Hold regular meetings of the whole team. This could be weekly team meetings, for example, or daily check-ins. Make sure that you know and understand your own role and those of everyone else. Also make sure that the work is distributed fairly and that all the tasks are clearly defined and communicated.
Make use of video conferencing. Gestures and facial expressions are important to gauge someone’s mood. They can also help to lower the risk of unnecessary misunderstandings.
Take steps to gauge the mood of the team on a regular basis. Are there any factors that are causing dissatisfaction and which you, as the manager, could address? You can only deal with it if you know about it.
Encourage interaction and collaboration within the team, with collaborative digital tools like Miro, for example. Make it clear that you are working towards a goal as a team and showcase regularly what you have already achieved together. Encourage your employees to take time for informal chats too. After all, sharing coffee breaks or having team drinks on a Friday after a hard week is just as important in the digital realm.
The good news is that even when managing from a distance you don’t need to reinvent the wheel.
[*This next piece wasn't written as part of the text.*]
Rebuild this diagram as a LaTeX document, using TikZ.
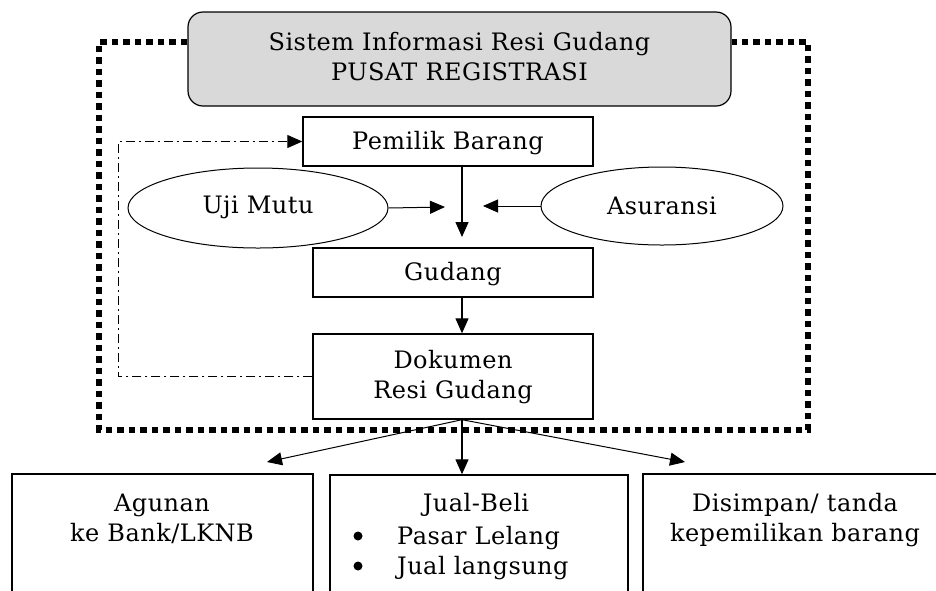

Many of the rules for managing employees apply to remote and digital-based work as well. The key is to communicate openly, honestly, and regularly with your team members and to set up the technical basis the employees need to do their work. This fosters trust and reduces anxiety.
Whenever possible, try to lighten up your online work day with personal and informal touches. Gauge the well-being of the team on a regular basis. Get clarity on everyone’s expectations and discuss the opportunities as well as the challenges. Let your employees know that you are there for them – in a video conference, by email, or even old school, over the phone.
In this way, remote management can be just as effective as in the office.